The Feb. 21 contract, worth up to $64 million, will pay Trijicon to manufacture up to 19,000 Squad Common Optic (SCO) devices, a variable-powered optic that will allow Marines to engage targets at greater distances than the service's current 4X fixed-power Rifle Combat Optic (RCO), which is also made by Trijicon, according to a recent news release from Marine Corps Systems Command.

"The Squad Common Optic provides greater lethality compared to the existing system, the Rifle Combat Optic," Lt. Col.

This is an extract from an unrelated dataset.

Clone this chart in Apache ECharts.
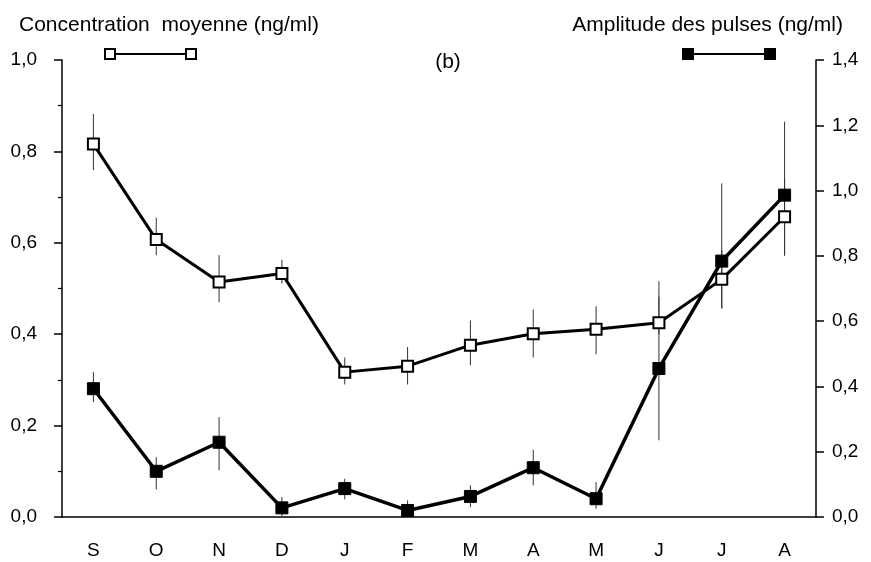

Tim Hough, Marine Corps Systems Command's Program Manager for Infantry Weapons, said in the release.

In 2018, the Marine Corps began looking for a new optic that could be used with the M4carbine and the M27 infantry automatic rifle that features an illuminated central aiming point visible in daylight conditions, as well as no point of aim shift when adjusting through the optic's magnification range.


The SCO is a magnified day optic that improves target acquisition and probability-of-hit with infantry rifles, the release states. The system's non-caliber-specific reticle incorporates both an illuminated and non-illuminated aim point, it adds.

"The SCO supplements the attrition and replacement of the RCO Family of Optics and the Squad Day Optic for the M27, M4 and M4A1 weapon platforms for close-combat Marines," Tom Dever, interim team lead for Combat Optics at Marine Corps Systems Command, said in the release.

The Marine Corps was able to save approximately $8 million across the life of the program by awarding the contract through a full and open competition, Hough said in the release.

Fielding of the new SCO is scheduled to be complete by fiscal 2023, according to the release.

Hough and Dever emphasized that the contract award is only one step in Program Manager for Infantry Weapon's large-scale project to overhaul the Corps' close-combat forces and improve their lethality.

"While the contract award is great, we're not done yet," said Dever.

"Success is not found in contracts awarded, but rather it's measured in confirmed kills. By awarding this contract faster, it expedites our ability to get this system in the hands of Marines to accomplish this end goal," he said.